▶ [Your instructions] Reproduce the listing below exactly, minus its pictures.

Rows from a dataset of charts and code
******************************

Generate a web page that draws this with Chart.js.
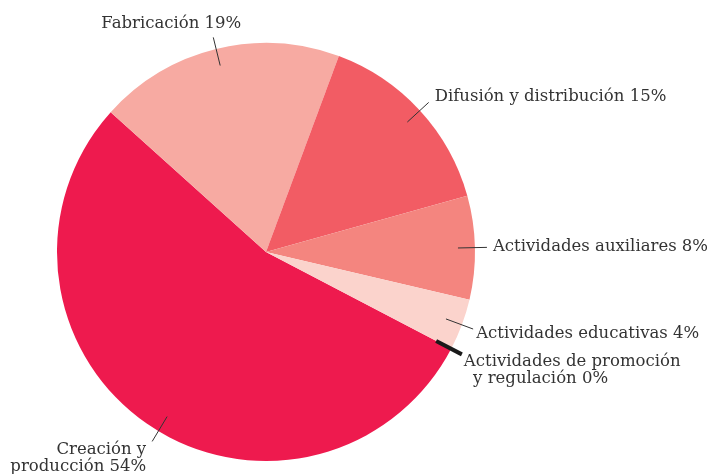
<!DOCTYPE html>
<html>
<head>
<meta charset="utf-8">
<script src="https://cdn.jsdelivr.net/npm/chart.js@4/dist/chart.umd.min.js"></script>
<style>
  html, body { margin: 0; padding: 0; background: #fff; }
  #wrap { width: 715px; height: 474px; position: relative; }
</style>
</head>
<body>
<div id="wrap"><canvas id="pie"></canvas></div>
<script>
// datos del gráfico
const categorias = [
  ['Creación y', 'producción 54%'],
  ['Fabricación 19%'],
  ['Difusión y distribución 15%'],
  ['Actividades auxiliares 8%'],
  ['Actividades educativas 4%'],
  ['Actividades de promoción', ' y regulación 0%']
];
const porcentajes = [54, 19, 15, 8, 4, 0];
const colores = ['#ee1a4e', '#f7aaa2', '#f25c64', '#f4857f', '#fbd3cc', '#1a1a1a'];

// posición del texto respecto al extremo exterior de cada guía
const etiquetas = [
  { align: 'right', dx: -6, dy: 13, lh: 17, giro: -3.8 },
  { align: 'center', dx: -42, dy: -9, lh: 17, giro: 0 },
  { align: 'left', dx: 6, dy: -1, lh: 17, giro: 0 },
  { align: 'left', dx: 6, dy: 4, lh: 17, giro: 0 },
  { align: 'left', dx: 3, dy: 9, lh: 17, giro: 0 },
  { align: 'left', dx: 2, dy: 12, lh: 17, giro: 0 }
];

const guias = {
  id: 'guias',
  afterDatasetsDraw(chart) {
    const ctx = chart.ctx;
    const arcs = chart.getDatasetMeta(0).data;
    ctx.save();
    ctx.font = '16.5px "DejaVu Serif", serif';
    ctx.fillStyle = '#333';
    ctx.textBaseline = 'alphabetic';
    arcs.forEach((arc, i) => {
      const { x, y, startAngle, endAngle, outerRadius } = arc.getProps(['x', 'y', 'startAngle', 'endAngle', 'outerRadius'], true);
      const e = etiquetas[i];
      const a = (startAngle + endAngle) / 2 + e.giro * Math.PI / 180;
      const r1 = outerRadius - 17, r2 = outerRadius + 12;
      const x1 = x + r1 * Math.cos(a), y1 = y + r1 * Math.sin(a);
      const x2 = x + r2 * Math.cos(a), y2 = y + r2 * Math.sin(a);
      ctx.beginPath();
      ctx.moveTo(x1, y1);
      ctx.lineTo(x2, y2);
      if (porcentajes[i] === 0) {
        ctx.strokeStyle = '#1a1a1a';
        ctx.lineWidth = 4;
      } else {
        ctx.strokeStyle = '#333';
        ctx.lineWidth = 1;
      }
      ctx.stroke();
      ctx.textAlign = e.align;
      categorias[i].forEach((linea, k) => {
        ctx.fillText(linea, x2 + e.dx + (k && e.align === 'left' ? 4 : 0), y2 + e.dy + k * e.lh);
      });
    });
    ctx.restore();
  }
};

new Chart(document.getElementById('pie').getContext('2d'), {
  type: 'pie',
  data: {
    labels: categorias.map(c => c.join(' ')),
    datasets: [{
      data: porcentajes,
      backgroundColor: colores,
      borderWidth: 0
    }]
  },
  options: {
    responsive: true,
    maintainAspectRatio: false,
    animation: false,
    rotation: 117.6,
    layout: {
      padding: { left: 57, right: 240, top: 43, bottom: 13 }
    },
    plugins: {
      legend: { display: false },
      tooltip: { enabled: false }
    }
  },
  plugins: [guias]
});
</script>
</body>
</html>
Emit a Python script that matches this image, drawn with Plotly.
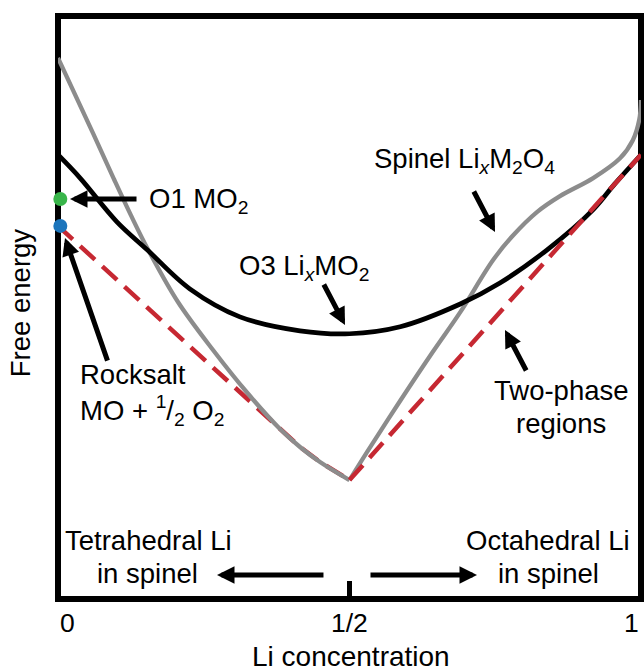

******************************

▶ [Exercise answer]
Generate a web page that draws this with Chart.js.
<!DOCTYPE html>
<html>
<head>
<meta charset="utf-8">
<script src="https://cdn.jsdelivr.net/npm/chart.js@4/dist/chart.umd.min.js"></script>
<style>
  html, body { margin: 0; padding: 0; background: #fff; }
  #wrap { width: 715px; height: 474px; position: relative; }
</style>
</head>
<body>
<div id="wrap"><canvas id="pie"></canvas></div>
<script>
// datos del gráfico
const categorias = [
  ['Creación y', 'producción 54%'],
  ['Fabricación 19%'],
  ['Difusión y distribución 15%'],
  ['Actividades auxiliares 8%'],
  ['Actividades educativas 4%'],
  ['Actividades de promoción', ' y regulación 0%']
];
const porcentajes = [54, 19, 15, 8, 4, 0];
const colores = ['#ee1a4e', '#f7aaa2', '#f25c64', '#f4857f', '#fbd3cc', '#1a1a1a'];

// posición del texto respecto al extremo exterior de cada guía
const etiquetas = [
  { align: 'right', dx: -6, dy: 13, lh: 17, giro: -3.8 },
  { align: 'center', dx: -42, dy: -9, lh: 17, giro: 0 },
  { align: 'left', dx: 6, dy: -1, lh: 17, giro: 0 },
  { align: 'left', dx: 6, dy: 4, lh: 17, giro: 0 },
  { align: 'left', dx: 3, dy: 9, lh: 17, giro: 0 },
  { align: 'left', dx: 2, dy: 12, lh: 17, giro: 0 }
];

const guias = {
  id: 'guias',
  afterDatasetsDraw(chart) {
    const ctx = chart.ctx;
    const arcs = chart.getDatasetMeta(0).data;
    ctx.save();
    ctx.font = '16.5px "DejaVu Serif", serif';
    ctx.fillStyle = '#333';
    ctx.textBaseline = 'alphabetic';
    arcs.forEach((arc, i) => {
      const { x, y, startAngle, endAngle, outerRadius } = arc.getProps(['x', 'y', 'startAngle', 'endAngle', 'outerRadius'], true);
      const e = etiquetas[i];
      const a = (startAngle + endAngle) / 2 + e.giro * Math.PI / 180;
      const r1 = outerRadius - 17, r2 = outerRadius + 12;
      const x1 = x + r1 * Math.cos(a), y1 = y + r1 * Math.sin(a);
      const x2 = x + r2 * Math.cos(a), y2 = y + r2 * Math.sin(a);
      ctx.beginPath();
      ctx.moveTo(x1, y1);
      ctx.lineTo(x2, y2);
      if (porcentajes[i] === 0) {
        ctx.strokeStyle = '#1a1a1a';
        ctx.lineWidth = 4;
      } else {
        ctx.strokeStyle = '#333';
        ctx.lineWidth = 1;
      }
      ctx.stroke();
      ctx.textAlign = e.align;
      categorias[i].forEach((linea, k) => {
        ctx.fillText(linea, x2 + e.dx + (k && e.align === 'left' ? 4 : 0), y2 + e.dy + k * e.lh);
      });
    });
    ctx.restore();
  }
};

new Chart(document.getElementById('pie').getContext('2d'), {
  type: 'pie',
  data: {
    labels: categorias.map(c => c.join(' ')),
    datasets: [{
      data: porcentajes,
      backgroundColor: colores,
      borderWidth: 0
    }]
  },
  options: {
    responsive: true,
    maintainAspectRatio: false,
    animation: false,
    rotation: 117.6,
    layout: {
      padding: { left: 57, right: 240, top: 43, bottom: 13 }
    },
    plugins: {
      legend: { display: false },
      tooltip: { enabled: false }
    }
  },
  plugins: [guias]
});
</script>
</body>
</html>
Emit a Python script that matches this image, drawn with Plotly.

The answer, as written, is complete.